WHAT YOU WILL DO: Reproduce nothing but the lines from the start of the material through the line that includes "const b4Y = [3.48, 1.75, 0.92];", both ends included, and omit every picture.

PROVIDED MATERIAL:
________

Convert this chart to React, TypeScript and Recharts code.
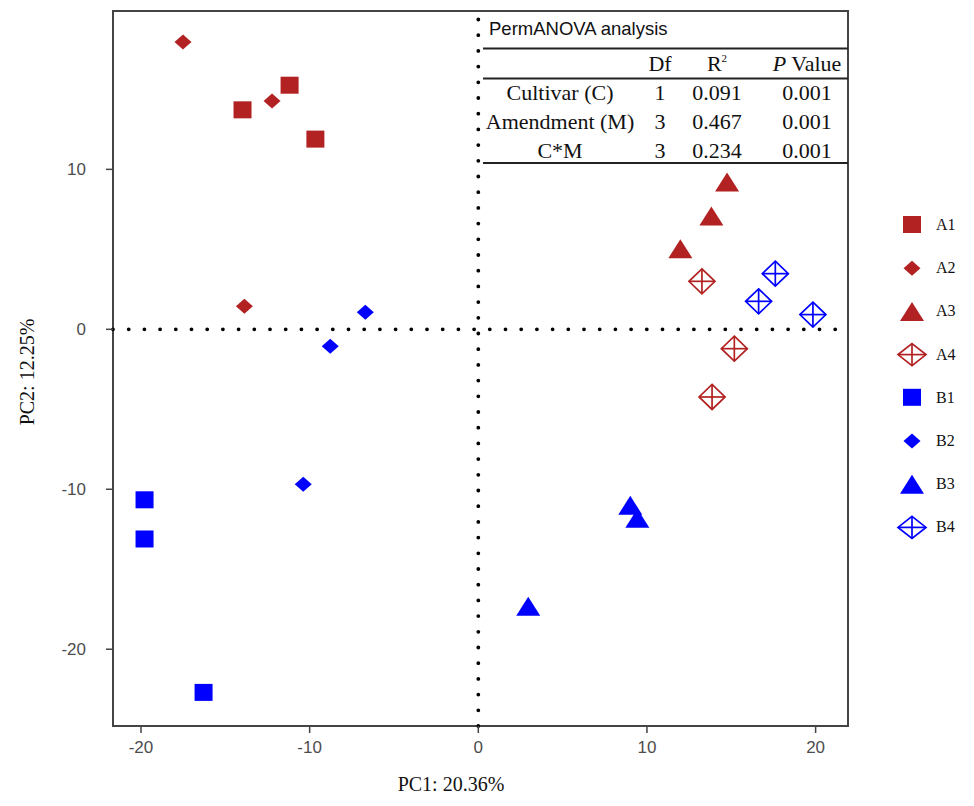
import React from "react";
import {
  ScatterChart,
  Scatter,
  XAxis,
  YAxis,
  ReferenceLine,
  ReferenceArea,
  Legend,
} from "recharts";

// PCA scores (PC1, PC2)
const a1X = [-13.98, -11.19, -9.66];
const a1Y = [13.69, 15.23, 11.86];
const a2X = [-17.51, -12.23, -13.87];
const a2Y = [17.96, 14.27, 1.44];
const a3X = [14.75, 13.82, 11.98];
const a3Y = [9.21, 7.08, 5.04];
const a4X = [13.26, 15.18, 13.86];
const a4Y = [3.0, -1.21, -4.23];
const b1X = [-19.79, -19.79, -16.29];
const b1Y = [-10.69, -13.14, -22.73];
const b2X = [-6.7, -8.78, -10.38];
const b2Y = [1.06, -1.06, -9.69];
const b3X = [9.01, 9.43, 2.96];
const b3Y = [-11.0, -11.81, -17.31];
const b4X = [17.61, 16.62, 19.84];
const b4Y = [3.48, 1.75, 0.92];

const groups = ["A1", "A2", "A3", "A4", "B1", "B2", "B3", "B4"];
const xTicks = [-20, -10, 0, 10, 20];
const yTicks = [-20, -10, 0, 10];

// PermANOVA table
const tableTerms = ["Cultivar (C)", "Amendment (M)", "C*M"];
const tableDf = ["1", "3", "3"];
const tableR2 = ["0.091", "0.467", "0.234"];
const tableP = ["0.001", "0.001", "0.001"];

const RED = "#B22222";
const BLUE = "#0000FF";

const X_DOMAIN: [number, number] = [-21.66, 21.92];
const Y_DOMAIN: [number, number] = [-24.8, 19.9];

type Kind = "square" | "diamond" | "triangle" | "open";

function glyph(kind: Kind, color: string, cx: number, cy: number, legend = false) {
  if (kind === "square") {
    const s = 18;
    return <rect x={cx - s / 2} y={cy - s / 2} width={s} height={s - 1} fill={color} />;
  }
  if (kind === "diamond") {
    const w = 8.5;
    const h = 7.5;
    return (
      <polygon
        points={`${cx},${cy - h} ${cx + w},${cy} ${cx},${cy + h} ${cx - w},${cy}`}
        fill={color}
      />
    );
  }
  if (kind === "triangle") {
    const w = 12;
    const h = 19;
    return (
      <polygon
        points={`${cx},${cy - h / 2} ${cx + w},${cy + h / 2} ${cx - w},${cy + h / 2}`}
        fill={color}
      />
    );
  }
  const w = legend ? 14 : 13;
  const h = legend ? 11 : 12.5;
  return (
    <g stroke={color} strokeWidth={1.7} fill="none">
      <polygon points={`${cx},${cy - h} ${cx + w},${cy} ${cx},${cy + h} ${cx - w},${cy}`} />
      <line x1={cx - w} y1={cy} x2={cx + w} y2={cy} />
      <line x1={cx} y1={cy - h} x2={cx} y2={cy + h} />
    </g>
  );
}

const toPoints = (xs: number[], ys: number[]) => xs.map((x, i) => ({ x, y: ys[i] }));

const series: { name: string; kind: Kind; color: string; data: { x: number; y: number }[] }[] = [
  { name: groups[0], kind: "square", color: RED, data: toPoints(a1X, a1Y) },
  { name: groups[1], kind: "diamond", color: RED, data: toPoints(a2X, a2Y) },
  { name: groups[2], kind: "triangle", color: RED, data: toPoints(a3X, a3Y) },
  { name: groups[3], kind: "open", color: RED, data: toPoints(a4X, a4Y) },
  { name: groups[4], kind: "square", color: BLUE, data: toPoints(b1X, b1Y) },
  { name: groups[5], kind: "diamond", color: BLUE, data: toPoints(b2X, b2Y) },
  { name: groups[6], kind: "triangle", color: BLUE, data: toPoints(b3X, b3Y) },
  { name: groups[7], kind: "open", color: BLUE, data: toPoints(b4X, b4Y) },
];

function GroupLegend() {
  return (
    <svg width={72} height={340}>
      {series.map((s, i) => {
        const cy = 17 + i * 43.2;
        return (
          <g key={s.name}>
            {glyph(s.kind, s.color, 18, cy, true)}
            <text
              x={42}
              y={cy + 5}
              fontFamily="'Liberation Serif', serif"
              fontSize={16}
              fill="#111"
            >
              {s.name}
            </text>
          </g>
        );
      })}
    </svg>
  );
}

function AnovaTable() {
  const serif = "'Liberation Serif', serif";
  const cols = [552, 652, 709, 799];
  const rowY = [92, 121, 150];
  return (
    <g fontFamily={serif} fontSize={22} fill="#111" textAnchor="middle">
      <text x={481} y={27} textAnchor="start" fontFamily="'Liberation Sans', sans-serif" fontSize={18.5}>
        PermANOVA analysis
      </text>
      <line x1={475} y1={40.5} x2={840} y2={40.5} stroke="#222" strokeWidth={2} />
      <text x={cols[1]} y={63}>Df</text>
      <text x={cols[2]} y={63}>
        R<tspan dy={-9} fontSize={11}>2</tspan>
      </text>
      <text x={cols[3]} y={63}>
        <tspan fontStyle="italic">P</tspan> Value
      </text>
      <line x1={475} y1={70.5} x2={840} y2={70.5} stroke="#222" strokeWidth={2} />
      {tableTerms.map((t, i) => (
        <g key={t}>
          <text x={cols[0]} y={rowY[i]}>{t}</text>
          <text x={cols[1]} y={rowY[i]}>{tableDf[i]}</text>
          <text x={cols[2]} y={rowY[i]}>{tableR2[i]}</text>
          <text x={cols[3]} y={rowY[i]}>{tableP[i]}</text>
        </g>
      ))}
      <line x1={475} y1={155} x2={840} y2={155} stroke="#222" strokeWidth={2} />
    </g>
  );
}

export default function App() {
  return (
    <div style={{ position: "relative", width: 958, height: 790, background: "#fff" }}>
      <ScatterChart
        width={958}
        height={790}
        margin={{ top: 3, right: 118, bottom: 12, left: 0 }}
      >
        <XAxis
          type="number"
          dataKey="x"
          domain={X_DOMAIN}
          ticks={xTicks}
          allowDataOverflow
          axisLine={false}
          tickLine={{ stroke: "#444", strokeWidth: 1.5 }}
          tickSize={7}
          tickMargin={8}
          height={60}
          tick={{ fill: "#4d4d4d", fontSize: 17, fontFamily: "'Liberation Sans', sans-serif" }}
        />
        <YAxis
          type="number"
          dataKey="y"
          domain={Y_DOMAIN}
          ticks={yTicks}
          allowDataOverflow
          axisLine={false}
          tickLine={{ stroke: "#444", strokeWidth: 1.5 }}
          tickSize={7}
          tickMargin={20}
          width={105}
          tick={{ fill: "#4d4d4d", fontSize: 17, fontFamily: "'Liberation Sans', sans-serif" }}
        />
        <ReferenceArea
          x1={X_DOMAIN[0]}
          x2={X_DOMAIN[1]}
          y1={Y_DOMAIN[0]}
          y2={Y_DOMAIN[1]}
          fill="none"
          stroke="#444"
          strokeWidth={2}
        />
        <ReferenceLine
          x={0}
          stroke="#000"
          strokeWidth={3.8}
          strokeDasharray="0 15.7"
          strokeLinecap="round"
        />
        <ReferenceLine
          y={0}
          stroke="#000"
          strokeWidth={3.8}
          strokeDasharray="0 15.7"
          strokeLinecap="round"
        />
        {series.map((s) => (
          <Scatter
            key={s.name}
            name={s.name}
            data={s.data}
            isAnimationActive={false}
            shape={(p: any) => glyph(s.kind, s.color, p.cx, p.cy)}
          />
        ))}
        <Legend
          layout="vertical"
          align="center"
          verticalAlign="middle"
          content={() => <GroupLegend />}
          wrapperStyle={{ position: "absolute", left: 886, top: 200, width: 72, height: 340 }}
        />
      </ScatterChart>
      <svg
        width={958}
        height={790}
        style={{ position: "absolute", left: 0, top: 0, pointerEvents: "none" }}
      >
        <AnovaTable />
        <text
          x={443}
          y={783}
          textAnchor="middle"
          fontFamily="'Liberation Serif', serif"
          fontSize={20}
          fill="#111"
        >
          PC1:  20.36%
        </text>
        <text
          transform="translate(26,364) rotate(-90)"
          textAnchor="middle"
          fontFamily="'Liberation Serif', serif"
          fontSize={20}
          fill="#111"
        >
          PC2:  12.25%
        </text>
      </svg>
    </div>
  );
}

________

RESPONSE TO THE TASK:
Convert this chart to React, TypeScript and Recharts code.
import React from "react";
import {
  ScatterChart,
  Scatter,
  XAxis,
  YAxis,
  ReferenceLine,
  ReferenceArea,
  Legend,
} from "recharts";

// PCA scores (PC1, PC2)
const a1X = [-13.98, -11.19, -9.66];
const a1Y = [13.69, 15.23, 11.86];
const a2X = [-17.51, -12.23, -13.87];
const a2Y = [17.96, 14.27, 1.44];
const a3X = [14.75, 13.82, 11.98];
const a3Y = [9.21, 7.08, 5.04];
const a4X = [13.26, 15.18, 13.86];
const a4Y = [3.0, -1.21, -4.23];
const b1X = [-19.79, -19.79, -16.29];
const b1Y = [-10.69, -13.14, -22.73];
const b2X = [-6.7, -8.78, -10.38];
const b2Y = [1.06, -1.06, -9.69];
const b3X = [9.01, 9.43, 2.96];
const b3Y = [-11.0, -11.81, -17.31];
const b4X = [17.61, 16.62, 19.84];
const b4Y = [3.48, 1.75, 0.92];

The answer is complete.